Arata later refined the song that would eventually become “The Dance” after watching the 1986 Kathleen Turner movie Peggy Sue Got Married. According to Tolle, the songwriter showed up one day at his door and performed it for him. “The movie is basically about, if you had one thing you can go back and change in your life, would you? And [Peggy Sue] did, only to realize that it changed everything that came after, and she realizes she wouldn’t have wanted it this bad. [Tony] came home from the movie that day and he knew the song.”
“It just hit me so hard,” Arata said in a 2013 Tennessean interview about the film’s inspiration. “It hit me that you don’t get to pick and choose your memories in life. You have to go with things as they play out. You don’t get to alter them.”
From that moment on, Tolle knew that Arata had something special. “If you go back and analyze that song, it’s a classic,” he says. “There are very few lyrics in that song. And yet every word in there needs to be there, and there’s not a single thing missing. But there’s a lot of space – it breathes.”
It’s hard to imagine now, but “The Dance” was originally pitched to label after label on Nashville’s Music Row without any takers. Tolle believes it was because the song didn’t follow the conventional country music format of the time. “The A&R people didn’t really get ‘The Dance,'” he says. “They kind of liked it but, ‘We’re not sure what it’s about.’ It wasn’t like anything else in country music. It was genius in its simplicity and truth. But they didn’t know.”
Around this period, Tolle and Arata became fixtures of Nashville’s Bluebird Cafe, which was a haven for aspiring songwriters – one of whom was an up-and-comer from Oklahoma named Garth Brooks. “He was a pretty gentle person,” Tolle remembers. “He had a good voice and all of that, but who knows what separates the ones that might have been to the ones that really take it to the moon and stars? And he was one of those. You have to credit that to a lot of ambition.”
According to Tolle, Brooks heard Arata perform “The Dance” at the Bluebird and was enthralled. When Brooks later signed to a major record label, he contacted Arata for permission to record the song.
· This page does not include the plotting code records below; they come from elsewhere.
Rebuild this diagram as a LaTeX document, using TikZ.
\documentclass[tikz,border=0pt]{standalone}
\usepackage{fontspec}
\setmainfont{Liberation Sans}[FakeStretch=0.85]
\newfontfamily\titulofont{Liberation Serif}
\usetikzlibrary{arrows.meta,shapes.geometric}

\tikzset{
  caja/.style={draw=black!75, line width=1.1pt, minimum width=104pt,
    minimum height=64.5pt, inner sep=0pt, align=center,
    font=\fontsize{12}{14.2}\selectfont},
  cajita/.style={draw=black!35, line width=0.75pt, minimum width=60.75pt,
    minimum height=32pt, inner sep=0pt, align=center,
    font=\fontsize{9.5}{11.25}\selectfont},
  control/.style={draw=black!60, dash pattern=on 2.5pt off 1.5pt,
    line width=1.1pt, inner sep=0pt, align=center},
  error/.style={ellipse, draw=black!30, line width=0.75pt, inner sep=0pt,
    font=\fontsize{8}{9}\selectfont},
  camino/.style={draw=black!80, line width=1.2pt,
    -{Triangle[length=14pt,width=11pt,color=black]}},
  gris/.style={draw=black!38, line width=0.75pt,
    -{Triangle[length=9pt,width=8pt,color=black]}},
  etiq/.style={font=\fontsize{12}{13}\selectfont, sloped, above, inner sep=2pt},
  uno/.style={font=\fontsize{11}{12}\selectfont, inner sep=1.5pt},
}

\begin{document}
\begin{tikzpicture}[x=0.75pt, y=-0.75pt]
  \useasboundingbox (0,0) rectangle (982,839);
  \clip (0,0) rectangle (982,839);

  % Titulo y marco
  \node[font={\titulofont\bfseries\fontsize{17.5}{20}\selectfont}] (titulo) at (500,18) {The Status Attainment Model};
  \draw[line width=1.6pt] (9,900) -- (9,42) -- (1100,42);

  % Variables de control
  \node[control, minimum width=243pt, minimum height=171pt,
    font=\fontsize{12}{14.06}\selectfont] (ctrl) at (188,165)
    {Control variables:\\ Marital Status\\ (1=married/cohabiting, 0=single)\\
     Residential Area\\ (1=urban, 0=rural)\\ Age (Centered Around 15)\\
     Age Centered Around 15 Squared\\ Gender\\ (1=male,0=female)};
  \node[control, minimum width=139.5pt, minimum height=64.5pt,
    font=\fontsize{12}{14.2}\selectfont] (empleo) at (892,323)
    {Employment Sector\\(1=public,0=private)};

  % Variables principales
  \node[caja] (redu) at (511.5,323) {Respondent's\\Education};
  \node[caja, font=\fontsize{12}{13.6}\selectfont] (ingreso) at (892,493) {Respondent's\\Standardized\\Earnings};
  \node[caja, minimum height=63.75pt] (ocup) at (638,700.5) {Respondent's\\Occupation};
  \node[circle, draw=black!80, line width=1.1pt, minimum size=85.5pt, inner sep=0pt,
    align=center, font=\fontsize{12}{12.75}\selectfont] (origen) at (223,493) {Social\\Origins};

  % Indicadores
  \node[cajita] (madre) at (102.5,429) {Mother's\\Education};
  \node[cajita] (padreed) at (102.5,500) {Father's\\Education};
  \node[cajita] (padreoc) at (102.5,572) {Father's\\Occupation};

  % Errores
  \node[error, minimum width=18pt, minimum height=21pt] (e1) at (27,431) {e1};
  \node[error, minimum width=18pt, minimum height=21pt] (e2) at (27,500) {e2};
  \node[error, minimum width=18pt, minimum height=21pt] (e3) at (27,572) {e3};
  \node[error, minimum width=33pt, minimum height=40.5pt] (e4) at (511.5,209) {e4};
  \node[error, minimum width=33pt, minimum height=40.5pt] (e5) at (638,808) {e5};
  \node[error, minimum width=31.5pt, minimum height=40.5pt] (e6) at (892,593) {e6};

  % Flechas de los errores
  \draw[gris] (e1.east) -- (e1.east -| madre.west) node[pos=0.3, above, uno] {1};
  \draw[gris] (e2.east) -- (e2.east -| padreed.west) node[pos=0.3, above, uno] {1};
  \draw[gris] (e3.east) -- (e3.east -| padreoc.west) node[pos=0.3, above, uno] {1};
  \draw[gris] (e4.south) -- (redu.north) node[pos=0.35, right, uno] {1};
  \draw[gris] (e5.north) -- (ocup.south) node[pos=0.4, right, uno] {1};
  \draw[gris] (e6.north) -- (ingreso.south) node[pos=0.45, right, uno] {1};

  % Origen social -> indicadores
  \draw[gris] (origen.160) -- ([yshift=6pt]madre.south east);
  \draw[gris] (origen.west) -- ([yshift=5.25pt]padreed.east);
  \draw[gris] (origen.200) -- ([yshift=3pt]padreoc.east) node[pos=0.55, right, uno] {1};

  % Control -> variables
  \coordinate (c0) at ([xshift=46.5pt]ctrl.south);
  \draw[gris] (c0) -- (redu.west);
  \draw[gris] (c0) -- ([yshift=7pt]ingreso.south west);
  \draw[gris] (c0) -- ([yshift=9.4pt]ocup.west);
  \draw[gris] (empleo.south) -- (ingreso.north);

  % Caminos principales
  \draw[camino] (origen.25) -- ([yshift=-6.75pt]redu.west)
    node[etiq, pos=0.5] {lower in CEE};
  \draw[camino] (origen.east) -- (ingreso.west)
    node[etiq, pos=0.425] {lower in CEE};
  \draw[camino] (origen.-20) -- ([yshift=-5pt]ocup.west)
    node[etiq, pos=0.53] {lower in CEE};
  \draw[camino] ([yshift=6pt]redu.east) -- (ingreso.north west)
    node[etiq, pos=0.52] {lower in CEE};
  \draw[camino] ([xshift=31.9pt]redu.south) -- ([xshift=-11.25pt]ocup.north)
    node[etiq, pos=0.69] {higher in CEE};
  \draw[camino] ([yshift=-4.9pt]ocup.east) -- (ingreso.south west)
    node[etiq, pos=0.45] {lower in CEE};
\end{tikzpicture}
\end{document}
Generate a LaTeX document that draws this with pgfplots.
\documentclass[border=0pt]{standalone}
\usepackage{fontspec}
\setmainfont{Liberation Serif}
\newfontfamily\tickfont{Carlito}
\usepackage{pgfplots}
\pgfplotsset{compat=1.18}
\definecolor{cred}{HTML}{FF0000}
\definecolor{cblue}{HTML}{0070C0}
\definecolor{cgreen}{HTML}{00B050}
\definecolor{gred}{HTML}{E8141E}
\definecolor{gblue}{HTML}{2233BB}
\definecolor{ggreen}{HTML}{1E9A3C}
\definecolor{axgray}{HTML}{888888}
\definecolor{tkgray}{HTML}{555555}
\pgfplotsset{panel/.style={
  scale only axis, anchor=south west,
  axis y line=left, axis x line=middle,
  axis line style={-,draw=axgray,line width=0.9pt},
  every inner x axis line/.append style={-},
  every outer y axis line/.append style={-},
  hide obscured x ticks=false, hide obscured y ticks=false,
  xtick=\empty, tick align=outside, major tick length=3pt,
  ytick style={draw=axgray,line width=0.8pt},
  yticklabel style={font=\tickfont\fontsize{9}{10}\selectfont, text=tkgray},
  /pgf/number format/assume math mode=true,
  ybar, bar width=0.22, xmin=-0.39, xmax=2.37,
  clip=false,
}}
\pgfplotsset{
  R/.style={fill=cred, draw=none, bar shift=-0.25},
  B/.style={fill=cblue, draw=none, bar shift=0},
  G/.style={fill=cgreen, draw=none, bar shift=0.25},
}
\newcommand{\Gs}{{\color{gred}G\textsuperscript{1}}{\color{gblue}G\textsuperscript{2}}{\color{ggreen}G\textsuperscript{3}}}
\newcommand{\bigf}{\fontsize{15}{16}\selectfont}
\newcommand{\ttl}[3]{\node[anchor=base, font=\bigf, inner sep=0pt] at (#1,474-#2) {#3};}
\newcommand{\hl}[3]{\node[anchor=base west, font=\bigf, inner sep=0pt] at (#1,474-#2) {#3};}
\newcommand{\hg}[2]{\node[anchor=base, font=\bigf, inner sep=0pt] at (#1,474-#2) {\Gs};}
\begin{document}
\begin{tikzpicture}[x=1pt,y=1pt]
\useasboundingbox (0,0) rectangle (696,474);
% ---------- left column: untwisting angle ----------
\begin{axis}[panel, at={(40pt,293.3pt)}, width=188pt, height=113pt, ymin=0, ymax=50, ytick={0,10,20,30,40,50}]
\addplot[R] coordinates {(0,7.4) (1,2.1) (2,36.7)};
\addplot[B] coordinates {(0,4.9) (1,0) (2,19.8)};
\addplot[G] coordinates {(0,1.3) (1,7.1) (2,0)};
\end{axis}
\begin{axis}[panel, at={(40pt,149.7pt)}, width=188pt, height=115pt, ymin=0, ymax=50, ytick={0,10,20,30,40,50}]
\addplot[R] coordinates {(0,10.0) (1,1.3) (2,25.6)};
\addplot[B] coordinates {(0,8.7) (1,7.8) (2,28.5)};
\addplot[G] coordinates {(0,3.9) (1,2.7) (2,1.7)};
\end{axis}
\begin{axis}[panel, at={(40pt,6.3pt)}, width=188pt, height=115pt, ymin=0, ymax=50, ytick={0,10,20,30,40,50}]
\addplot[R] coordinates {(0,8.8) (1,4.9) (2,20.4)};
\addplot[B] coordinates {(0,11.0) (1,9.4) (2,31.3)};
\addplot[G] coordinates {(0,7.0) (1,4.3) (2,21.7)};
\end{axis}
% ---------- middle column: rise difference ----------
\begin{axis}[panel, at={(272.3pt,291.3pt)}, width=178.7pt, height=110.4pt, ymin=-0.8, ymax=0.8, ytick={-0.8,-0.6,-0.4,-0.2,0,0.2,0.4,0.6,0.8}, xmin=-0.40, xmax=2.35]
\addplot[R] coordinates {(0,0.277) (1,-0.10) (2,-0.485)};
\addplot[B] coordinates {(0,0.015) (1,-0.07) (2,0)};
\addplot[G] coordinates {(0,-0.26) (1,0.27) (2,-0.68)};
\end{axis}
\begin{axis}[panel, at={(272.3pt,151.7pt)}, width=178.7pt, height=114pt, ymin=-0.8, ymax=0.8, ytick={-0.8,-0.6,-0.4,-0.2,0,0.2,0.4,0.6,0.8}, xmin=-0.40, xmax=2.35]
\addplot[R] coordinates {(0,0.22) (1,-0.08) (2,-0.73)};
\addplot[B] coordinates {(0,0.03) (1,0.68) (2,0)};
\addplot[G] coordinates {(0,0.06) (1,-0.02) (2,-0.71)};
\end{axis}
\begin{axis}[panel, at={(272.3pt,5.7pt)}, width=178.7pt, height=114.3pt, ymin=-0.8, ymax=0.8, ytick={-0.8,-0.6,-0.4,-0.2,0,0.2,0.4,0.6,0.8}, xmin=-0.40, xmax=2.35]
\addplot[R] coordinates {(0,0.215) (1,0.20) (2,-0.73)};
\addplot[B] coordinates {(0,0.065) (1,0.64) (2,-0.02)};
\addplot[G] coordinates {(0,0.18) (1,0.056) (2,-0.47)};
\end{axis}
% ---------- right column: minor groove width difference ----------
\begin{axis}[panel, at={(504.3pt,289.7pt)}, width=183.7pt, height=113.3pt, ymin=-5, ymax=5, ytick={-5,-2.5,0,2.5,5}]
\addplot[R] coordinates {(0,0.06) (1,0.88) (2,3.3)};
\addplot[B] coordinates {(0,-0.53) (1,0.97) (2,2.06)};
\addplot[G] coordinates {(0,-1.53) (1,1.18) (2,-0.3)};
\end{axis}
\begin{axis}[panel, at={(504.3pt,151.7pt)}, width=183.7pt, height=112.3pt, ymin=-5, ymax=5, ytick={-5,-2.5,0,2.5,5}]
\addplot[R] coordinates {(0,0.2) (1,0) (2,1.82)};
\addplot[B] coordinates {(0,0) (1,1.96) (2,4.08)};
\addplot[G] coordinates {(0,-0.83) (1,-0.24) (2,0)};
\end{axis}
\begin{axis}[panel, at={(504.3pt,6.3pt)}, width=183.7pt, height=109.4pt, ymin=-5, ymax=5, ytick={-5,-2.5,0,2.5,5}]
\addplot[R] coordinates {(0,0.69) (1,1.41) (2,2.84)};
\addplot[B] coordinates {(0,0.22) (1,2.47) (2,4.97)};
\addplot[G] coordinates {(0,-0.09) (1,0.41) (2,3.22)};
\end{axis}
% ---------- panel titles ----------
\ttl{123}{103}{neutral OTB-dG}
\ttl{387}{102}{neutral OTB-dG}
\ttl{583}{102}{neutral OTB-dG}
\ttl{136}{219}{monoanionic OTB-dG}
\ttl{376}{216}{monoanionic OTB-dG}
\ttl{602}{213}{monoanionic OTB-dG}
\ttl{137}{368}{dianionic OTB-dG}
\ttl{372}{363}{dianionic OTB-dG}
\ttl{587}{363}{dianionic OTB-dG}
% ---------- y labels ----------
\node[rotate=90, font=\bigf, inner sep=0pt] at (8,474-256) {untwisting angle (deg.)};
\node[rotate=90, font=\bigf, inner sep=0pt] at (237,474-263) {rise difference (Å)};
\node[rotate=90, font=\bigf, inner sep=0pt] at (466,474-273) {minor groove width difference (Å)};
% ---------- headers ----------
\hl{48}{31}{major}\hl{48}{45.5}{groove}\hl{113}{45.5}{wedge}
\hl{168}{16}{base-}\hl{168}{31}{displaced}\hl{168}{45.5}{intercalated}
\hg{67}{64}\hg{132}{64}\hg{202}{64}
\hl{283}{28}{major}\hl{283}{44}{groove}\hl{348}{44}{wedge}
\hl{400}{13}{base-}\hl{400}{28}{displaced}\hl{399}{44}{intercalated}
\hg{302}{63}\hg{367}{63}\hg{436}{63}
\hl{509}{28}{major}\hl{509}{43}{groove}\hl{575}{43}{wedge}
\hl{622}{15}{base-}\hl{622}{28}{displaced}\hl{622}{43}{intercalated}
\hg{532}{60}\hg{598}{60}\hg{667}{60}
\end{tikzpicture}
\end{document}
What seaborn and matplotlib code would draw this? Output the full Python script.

After the songwriter gave his blessing, Brooks invited Tolle to hear his recorded version of “The Dance” at the office of his manager, Bob Doyle. “Garth’s sitting over there in the corner,” Tolle recalls. “He walks across the room and clasps my hand in an iron grip — the guy’s so strong. He said, ‘Thank you so much for coming down. Thank you for letting us record this.’ It just blew me away. I thought, ‘Boy, this is a game changer.'”
But there was one more mountain for “The Dance” to climb. Three singles had already been released from the Garth Brooks album — and at the time, that was the maximum number of songs Capitol Records was releasing per album. So Brooks’ producer Allen Reynolds invited label chief Jimmy Bowen to the singer’s upcoming show in Knoxville, Tennessee, in the hopes that the audience’s response to the tune would prove its potential.
“Garth closes the show with ‘The Dance,'” says Tolle, “and somewhere along the way, the audience started raising their lighters and waving them back and forth. It was somewhat like a spiritual thing.”
In the end, Bowen couldn’t help but be convinced and released “The Dance” as Brooks’ next single.
“The Dance” was accompanied by a moving, groundbreaking video featuring archival footage of John Wayne, John F. Kennedy, Martin Luther King Jr., the Challenger space shuttle crew, Keith Whitley and bull rider Lane Frost — all people who chased their dreams and died before their time.
In addition to staying at Number One for three straight weeks, “The Dance” won both Song of the Year and Music Video of the Year at the 1991 Academy of Country Music Awards, and Music Video of the Year at that same year’s Country Music Association Awards.
Twenty-five years later, “The Dance” still endures not only as a staple of Brooks’ live shows and compilation albums, but it’s also been covered by artists as diverse as Mindy McCready, Martina McBride, 3 Doors Down and George Winston. “You can put that song in any genre: modern pop, contemporary music, country music, instrumental piano,” says Tolle. “That’s my definition of a classic, and that’s not true of most songs. If you take it out of a certain format, nothing really works. Again, it’s just the marriage of a great melody and a perfect lyric. You can do anything with a song like that.”
Asked if “The Dance” would have been a hit for someone else if Brooks hadn’t recorded it, Tolle is doubtful: “In retrospect, it was just meant to be. It’s hard to separate that now from Garth. Again, it was a great recording, great production; the simplicity of it matched the song. . . It was a song that was meant to be recorded by Garth.”